◆ **WHAT TO DO**: List all the lines in these records that hold "this".

◆ **DATA PROVIDED**:
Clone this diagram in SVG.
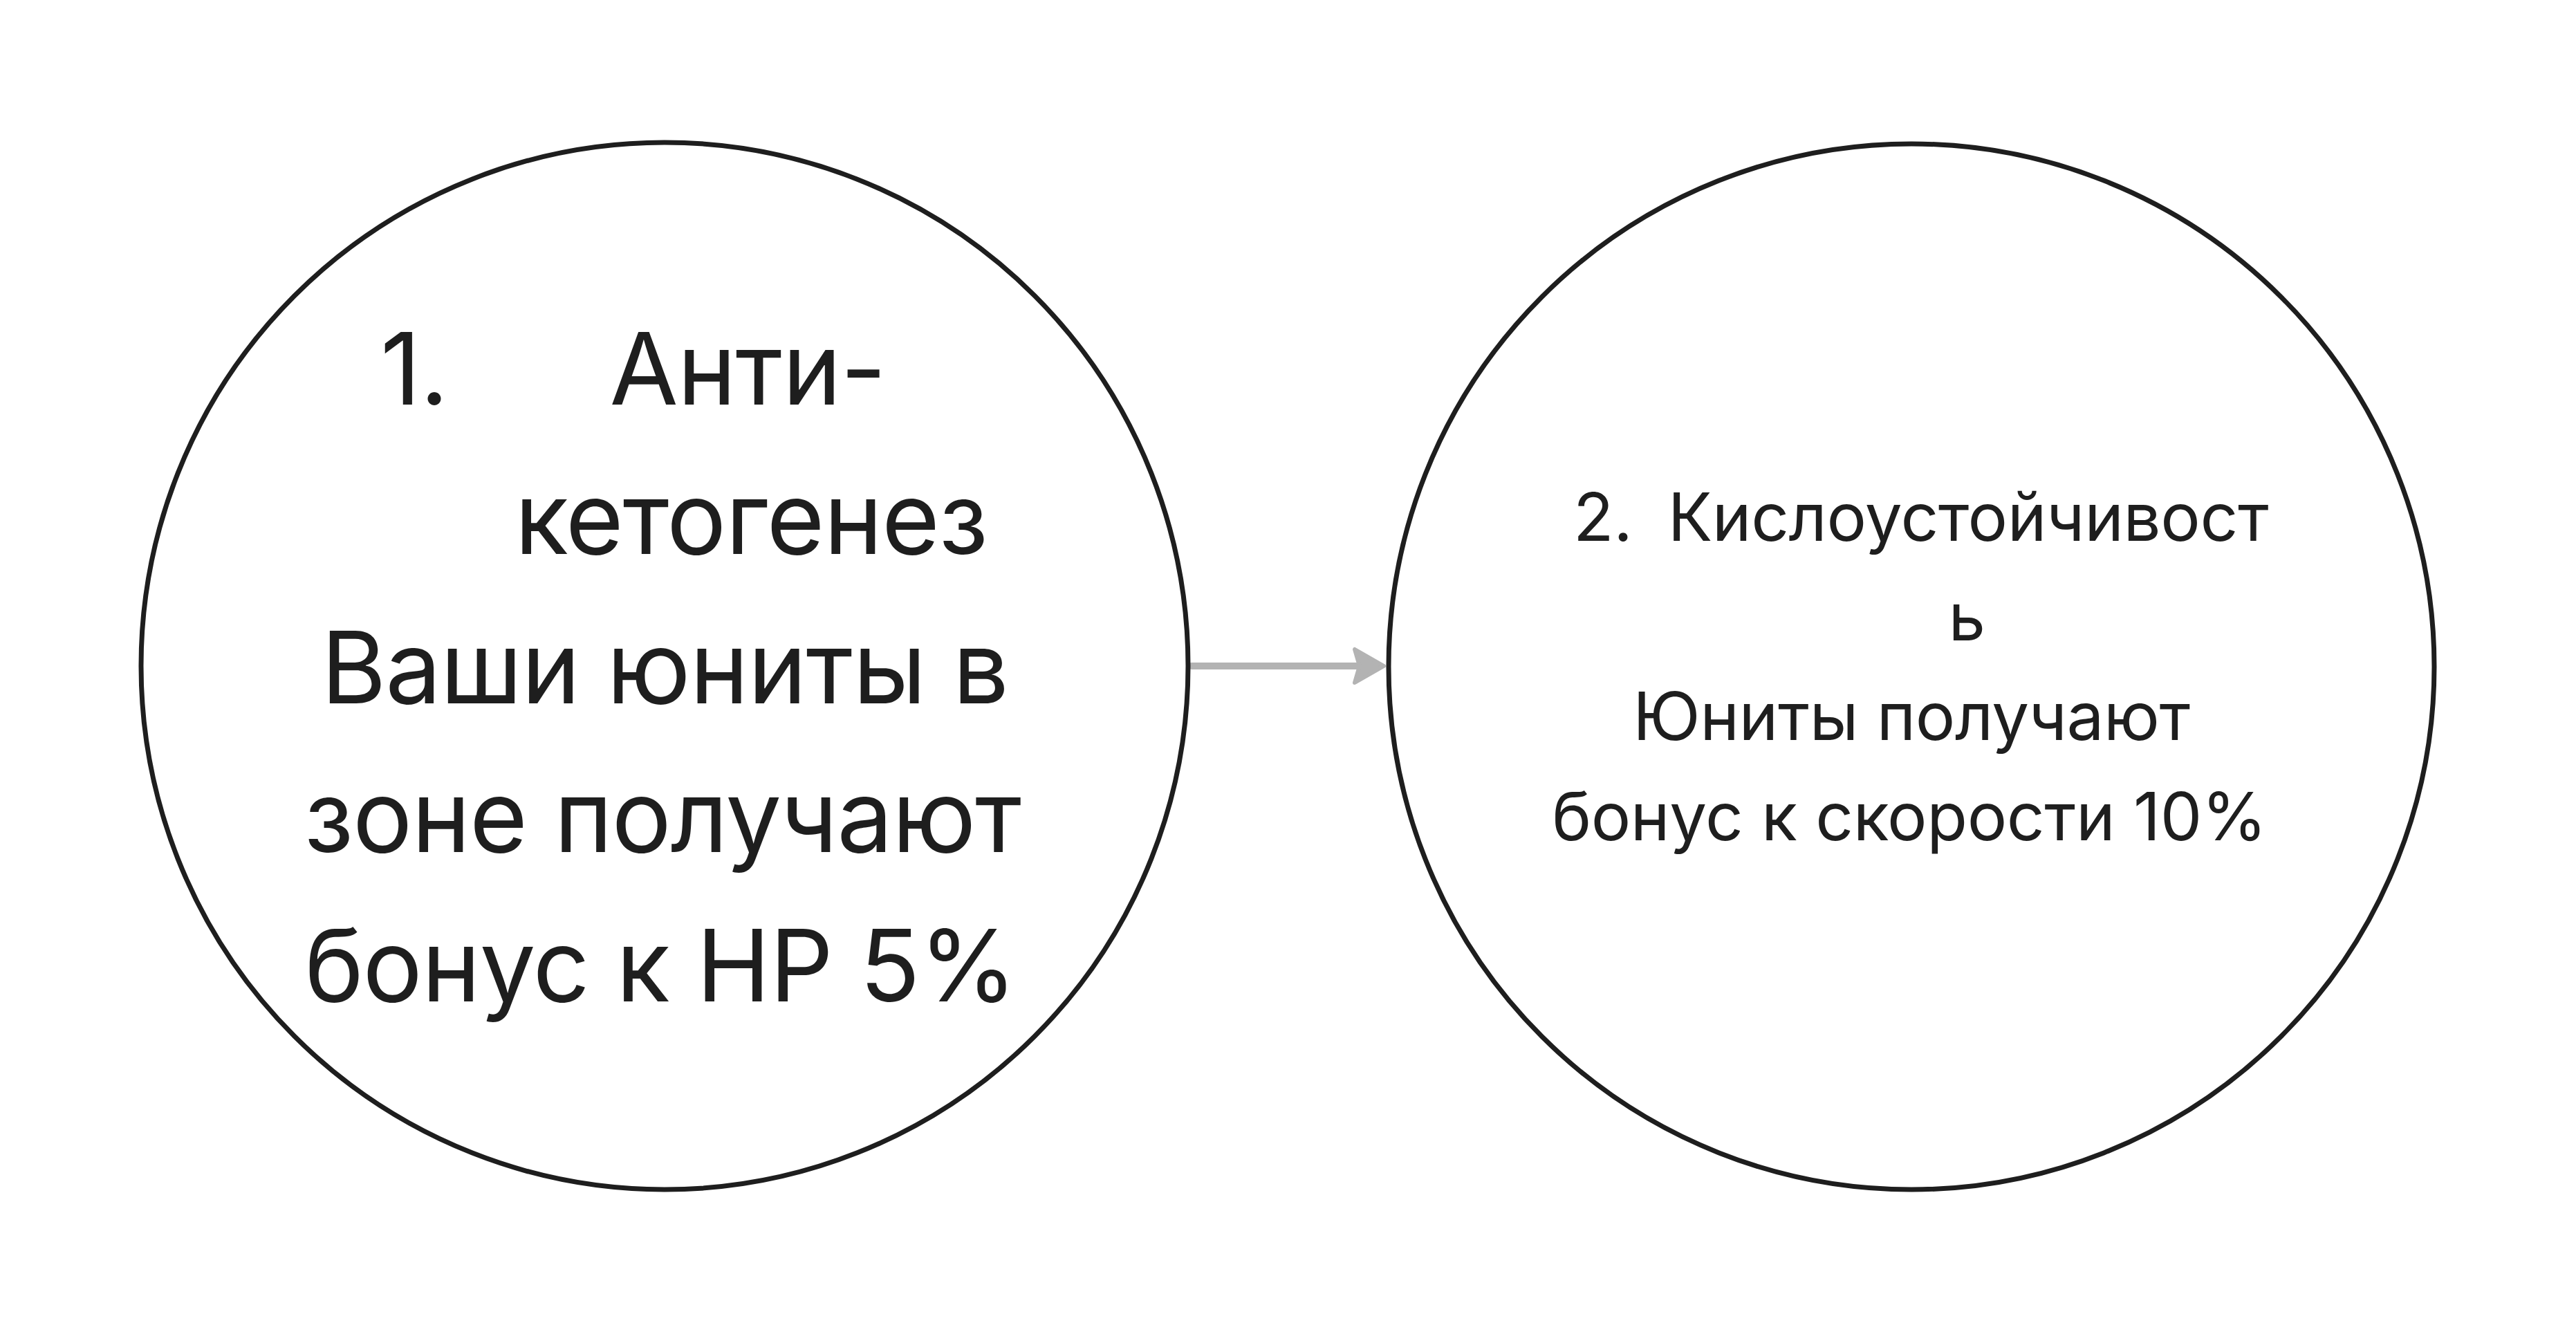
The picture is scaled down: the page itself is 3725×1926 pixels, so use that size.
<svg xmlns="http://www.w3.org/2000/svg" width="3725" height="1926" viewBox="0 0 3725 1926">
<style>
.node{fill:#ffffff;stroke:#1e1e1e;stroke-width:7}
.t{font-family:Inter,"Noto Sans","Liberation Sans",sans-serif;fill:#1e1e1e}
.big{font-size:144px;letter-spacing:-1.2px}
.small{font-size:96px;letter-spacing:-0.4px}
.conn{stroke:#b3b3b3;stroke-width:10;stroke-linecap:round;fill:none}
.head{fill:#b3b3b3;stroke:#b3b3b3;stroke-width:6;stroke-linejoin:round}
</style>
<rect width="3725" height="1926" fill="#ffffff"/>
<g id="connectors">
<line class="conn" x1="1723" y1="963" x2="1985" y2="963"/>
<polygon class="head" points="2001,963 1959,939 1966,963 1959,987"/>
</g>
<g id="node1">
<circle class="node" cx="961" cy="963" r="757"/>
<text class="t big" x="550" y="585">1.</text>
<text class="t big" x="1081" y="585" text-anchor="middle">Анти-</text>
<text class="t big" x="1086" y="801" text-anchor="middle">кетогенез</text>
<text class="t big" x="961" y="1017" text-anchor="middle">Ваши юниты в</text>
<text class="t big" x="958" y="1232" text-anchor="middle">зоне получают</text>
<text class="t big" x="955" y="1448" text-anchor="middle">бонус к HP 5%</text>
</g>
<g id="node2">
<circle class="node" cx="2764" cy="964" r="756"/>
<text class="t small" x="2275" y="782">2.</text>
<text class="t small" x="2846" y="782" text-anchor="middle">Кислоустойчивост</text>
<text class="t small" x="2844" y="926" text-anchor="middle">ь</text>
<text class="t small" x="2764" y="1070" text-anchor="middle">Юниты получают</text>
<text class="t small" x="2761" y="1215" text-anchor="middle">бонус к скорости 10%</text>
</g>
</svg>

---

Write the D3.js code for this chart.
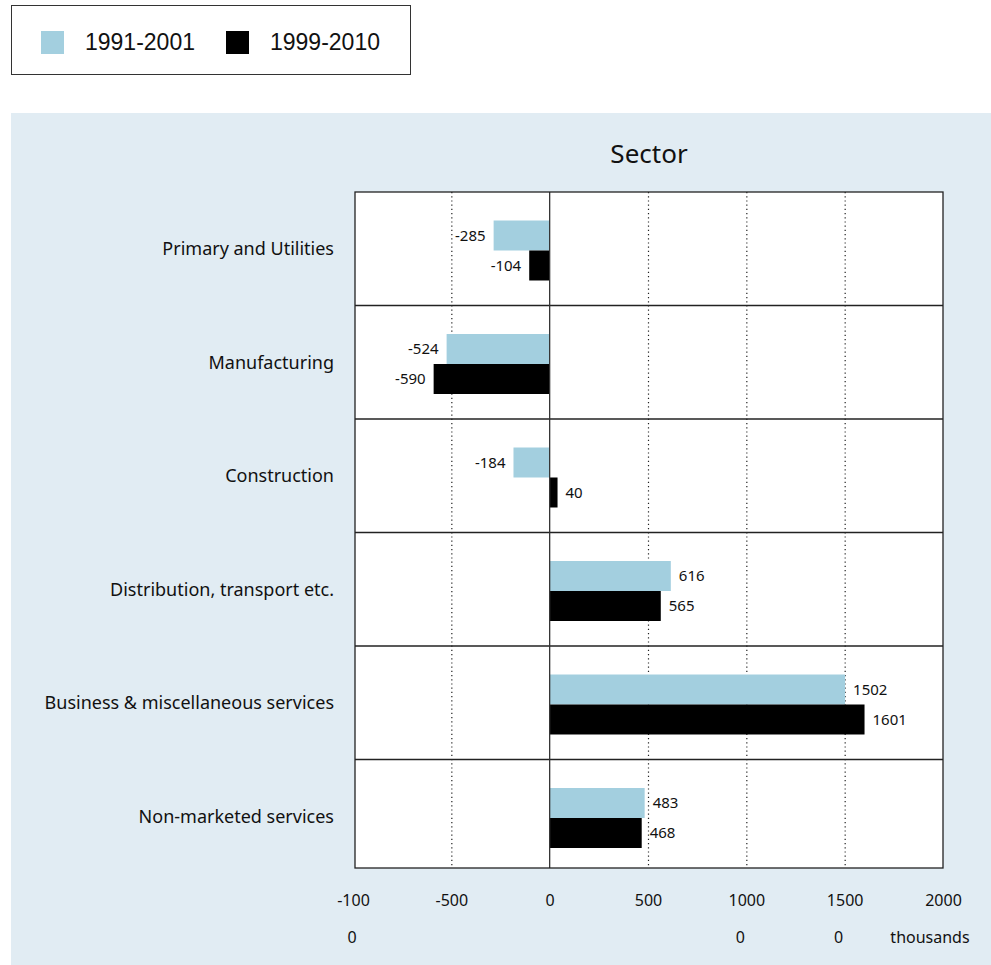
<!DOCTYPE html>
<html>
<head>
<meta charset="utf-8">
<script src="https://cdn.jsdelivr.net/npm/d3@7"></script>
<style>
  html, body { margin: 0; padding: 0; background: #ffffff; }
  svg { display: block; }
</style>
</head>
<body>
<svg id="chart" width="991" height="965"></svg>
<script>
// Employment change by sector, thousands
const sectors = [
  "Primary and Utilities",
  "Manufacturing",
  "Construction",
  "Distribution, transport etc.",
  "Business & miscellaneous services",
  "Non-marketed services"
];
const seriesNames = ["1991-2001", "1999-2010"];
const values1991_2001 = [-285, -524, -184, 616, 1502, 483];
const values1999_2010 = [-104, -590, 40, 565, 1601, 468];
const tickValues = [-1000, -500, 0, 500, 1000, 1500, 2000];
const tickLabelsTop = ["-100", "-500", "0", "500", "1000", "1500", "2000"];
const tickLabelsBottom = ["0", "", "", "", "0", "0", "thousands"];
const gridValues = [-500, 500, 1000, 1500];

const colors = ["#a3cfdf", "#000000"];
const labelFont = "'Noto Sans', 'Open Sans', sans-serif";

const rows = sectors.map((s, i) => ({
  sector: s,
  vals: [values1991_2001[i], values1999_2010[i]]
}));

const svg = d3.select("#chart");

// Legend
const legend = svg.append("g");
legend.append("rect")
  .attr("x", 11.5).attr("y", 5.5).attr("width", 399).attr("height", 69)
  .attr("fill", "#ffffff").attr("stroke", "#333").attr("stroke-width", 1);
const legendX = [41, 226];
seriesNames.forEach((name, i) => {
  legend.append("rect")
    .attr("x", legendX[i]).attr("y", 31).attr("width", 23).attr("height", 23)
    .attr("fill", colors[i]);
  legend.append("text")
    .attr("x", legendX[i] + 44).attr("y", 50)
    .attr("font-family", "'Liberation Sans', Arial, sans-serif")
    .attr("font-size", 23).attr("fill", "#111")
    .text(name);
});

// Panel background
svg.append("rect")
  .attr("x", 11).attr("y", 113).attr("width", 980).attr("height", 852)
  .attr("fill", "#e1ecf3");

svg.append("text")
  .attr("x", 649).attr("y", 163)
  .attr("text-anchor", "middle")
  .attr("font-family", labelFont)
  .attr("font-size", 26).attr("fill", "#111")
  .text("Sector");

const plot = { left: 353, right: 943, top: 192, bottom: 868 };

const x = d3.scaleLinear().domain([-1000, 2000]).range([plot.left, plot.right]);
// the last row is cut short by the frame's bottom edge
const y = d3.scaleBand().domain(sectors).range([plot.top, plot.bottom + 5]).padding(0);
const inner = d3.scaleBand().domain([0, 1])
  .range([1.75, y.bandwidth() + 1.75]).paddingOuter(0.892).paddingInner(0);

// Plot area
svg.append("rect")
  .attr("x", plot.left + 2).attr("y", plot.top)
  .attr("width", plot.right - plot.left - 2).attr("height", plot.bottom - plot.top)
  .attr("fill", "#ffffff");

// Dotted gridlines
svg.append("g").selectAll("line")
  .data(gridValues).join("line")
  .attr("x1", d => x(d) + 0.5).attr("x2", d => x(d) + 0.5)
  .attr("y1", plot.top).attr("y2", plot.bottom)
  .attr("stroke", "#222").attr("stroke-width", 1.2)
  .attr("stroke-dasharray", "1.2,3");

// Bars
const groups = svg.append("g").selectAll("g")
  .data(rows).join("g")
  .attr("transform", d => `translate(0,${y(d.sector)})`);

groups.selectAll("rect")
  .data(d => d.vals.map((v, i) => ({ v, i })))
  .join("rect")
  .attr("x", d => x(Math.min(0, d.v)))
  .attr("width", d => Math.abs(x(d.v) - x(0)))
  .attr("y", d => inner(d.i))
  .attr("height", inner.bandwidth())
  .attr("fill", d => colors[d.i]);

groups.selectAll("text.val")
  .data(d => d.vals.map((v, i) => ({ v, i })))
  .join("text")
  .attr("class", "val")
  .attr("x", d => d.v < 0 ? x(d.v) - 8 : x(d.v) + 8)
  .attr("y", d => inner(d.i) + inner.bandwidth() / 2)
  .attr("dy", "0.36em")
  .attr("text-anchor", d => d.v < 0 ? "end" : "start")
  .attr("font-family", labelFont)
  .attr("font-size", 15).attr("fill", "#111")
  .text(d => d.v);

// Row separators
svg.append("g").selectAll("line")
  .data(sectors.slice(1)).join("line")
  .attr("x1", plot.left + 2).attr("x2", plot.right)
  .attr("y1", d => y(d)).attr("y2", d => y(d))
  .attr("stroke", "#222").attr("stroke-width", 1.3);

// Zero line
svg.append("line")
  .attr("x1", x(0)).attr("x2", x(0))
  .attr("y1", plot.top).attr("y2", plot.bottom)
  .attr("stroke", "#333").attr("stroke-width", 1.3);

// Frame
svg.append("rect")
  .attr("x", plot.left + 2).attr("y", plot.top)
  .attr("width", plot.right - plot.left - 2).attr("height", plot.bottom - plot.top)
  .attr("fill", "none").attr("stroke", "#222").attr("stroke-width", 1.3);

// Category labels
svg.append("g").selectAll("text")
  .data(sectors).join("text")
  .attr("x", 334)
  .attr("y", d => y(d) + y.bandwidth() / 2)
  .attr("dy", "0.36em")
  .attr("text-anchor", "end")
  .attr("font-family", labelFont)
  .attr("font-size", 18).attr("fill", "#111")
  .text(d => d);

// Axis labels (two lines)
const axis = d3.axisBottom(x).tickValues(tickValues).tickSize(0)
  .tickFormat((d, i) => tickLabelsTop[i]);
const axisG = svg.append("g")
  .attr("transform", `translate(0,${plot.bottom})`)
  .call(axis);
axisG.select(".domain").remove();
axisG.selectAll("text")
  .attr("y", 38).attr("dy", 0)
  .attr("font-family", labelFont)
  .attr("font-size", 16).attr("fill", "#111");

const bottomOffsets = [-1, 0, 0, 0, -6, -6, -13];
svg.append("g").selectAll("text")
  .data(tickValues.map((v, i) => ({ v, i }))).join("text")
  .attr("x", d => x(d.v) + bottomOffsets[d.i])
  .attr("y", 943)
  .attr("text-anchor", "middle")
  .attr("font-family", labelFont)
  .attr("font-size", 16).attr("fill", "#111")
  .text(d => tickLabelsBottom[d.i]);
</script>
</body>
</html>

◆ **EXERCISE RESPONSE**:
Clone this diagram in SVG.
Write the D3.js code for this chart.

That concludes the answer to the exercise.